Sam Hubbard to pass out 1K backpacks, school supplies to Covington students in need
90% of the 3,800 students in the district qualify for free or reduced meals.
NORTHERN KENTUCKY (WXIX) - As students prepare to go back to school in the Greater Cincinnati Area, some families may be struggling to pay for the necessary school supplies students need. The Sam Hubbard Foundation hopes to bring Covington families some relief during the back-to-school season.
Cincinnati Bengals player Sam Hubbard will be at Holmes Middle School on Tuesday from 4-6 p.m. passing out backpacks and school supplies to students in the Covington Independent School District.

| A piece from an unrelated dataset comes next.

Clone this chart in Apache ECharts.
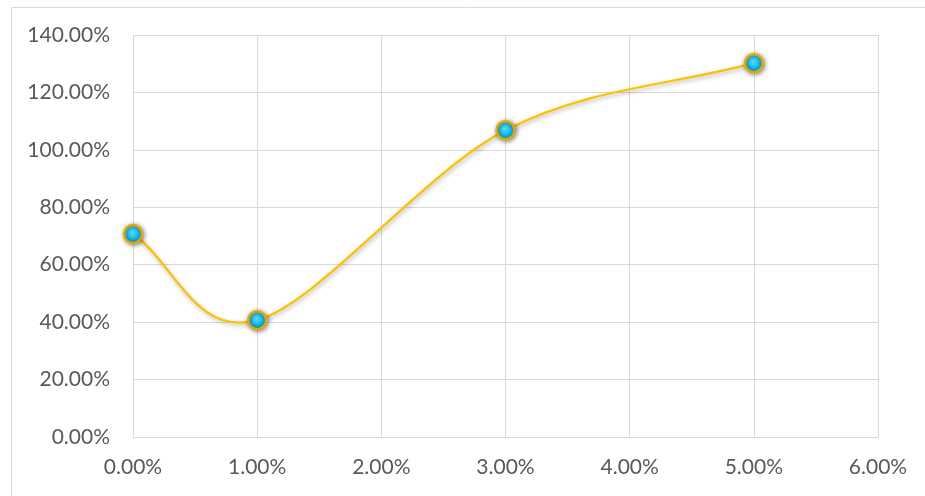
<!DOCTYPE html>
<html>
<head>
<meta charset="utf-8">
<script src="https://cdn.jsdelivr.net/npm/echarts@6/dist/echarts.min.js"></script>
<style>
  html, body { margin: 0; padding: 0; background: #fff; }
  #chart { width: 925px; height: 496px; }
</style>
</head>
<body>
<div id="chart"></div>
<script>
// x values (percent) and y values (percent)
const xValues = [0, 1, 3, 5];
const yValues = [70.7, 40.7, 106.8, 130.2];
const xTicks = { min: 0, max: 6, step: 1 };
const yTicks = { min: 0, max: 140, step: 20 };

const chart = echarts.init(document.getElementById("chart"));

const pct = (v) => v.toFixed(2) + "%";
const labelFont = "Lato, 'Open Sans', sans-serif";
const points = xValues.map((x, i) => [x, yValues[i]]);

// Excel-like smoothed line: cubic bezier, tangents from neighbours / 6
function smoothPath(api) {
  const P = points.map((p) => api.coord(p));
  const n = P.length;
  let d = "M" + P[0][0] + "," + P[0][1];
  for (let i = 0; i < n - 1; i++) {
    const a = P[i], b = P[i + 1];
    let c1, c2;
    if (i === 0) {
      c1 = [a[0] + (b[0] - a[0]) / 3, a[1] + (b[1] - a[1]) / 3];
    } else {
      const prev = P[i - 1];
      c1 = [a[0] + (b[0] - prev[0]) / 6, a[1] + (b[1] - prev[1]) / 6];
    }
    if (i === n - 2) {
      c2 = [b[0] - (b[0] - a[0]) / 3, b[1] - (b[1] - a[1]) / 3];
    } else {
      const next = P[i + 2];
      c2 = [b[0] - (next[0] - a[0]) / 6, b[1] - (next[1] - a[1]) / 6];
    }
    d += " C" + c1[0] + "," + c1[1] + " " + c2[0] + "," + c2[1] + " " + b[0] + "," + b[1];
  }
  return d;
}

const option = {
  animation: false,
  graphic: [
    {
      type: "rect",
      left: 9,
      top: 5,
      shape: { width: 930, height: 500 },
      style: { fill: "none", stroke: "#d9d9d9", lineWidth: 1 },
      silent: true,
    },
  ],
  grid: { left: 133, right: 47, top: 35, bottom: 59 },
  xAxis: {
    type: "value",
    min: xTicks.min,
    max: xTicks.max,
    interval: xTicks.step,
    axisLine: { show: true, lineStyle: { color: "#d9d9d9", width: 1 } },
    axisTick: { show: false },
    splitLine: { show: true, lineStyle: { color: "#d9d9d9", width: 1 } },
    axisLabel: {
      formatter: pct,
      color: "#595959",
      fontSize: 21,
      fontFamily: labelFont,
      margin: 20,
    },
  },
  yAxis: {
    type: "value",
    min: yTicks.min,
    max: yTicks.max,
    interval: yTicks.step,
    axisLine: { show: false },
    axisTick: { show: false },
    splitLine: { show: true, lineStyle: { color: "#d9d9d9", width: 1 } },
    axisLabel: {
      formatter: pct,
      color: "#595959",
      fontSize: 21,
      fontFamily: labelFont,
      margin: 23,
    },
  },
  series: [
    {
      type: "custom",
      data: points,
      z: 2,
      renderItem: (params, api) => {
        if (params.dataIndex !== 0) return { type: "group", children: [] };
        return {
          type: "path",
          shape: { pathData: smoothPath(api) },
          style: {
            fill: "none",
            stroke: "#ffc000",
            lineWidth: 2.25,
            shadowColor: "rgba(0,0,0,0.3)",
            shadowBlur: 4,
            shadowOffsetX: 1,
            shadowOffsetY: 2,
          },
        };
      },
    },
    {
      type: "scatter",
      data: points,
      z: 3,
      symbol: "circle",
      symbolSize: 18,
      itemStyle: {
        opacity: 1,
        color: {
          type: "radial",
          x: 0.45, y: 0.4, r: 0.6,
          colorStops: [
            { offset: 0, color: "#5fe0ff" },
            { offset: 0.7, color: "#00b4f0" },
            { offset: 1, color: "#0090d0" },
          ],
        },
        borderColor: "#e6a800",
        borderWidth: 2.5,
        shadowColor: "rgba(0,0,0,0.45)",
        shadowBlur: 5,
        shadowOffsetX: 1,
        shadowOffsetY: 1,
      },
    },
  ],
};

chart.setOption(option);
</script>
</body>
</html>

The foundation, along with Fidelity and Crayons to Computers, donated 1,000 backpacks filled with notebooks, pens, pencils, folders and Post-it notes for the event in hopes to make the beginning of the school year a little bit easier for students in need.
“We want to make sure students get off to a great start at the beginning of the school year,” Hubbard said in a press release. “We’re excited to partner with Crayons to Computers and Fidelity to make sure students have the supplies they need for a successful year.”
Last year, the Sam Hubbard Foundation distributed over 650 backpacks to students in the Bellevue school district.
Covington Independent Public Schools is not a very wealthy district.
According to a media spokesperson, 90% of students qualify for free or reduced meals.
While all students already receive free meals thanks to the Community Eligibility Program (CEP), a little more than 3,400 students qualify for financial assistance.
The CEP is a non-priced meal service option for schools in low-income areas, and allows the nation’s highest-poverty schools to serve students breakfast and lunch with no cost or application required, the spokesperson explained.
The free/reduced meal rate at Holmes Middle School is 84%.
Covington Independent Public Schools consists of about 3,800 students dispersed among one early childhood center, five elementary schools, one middle school and one high school.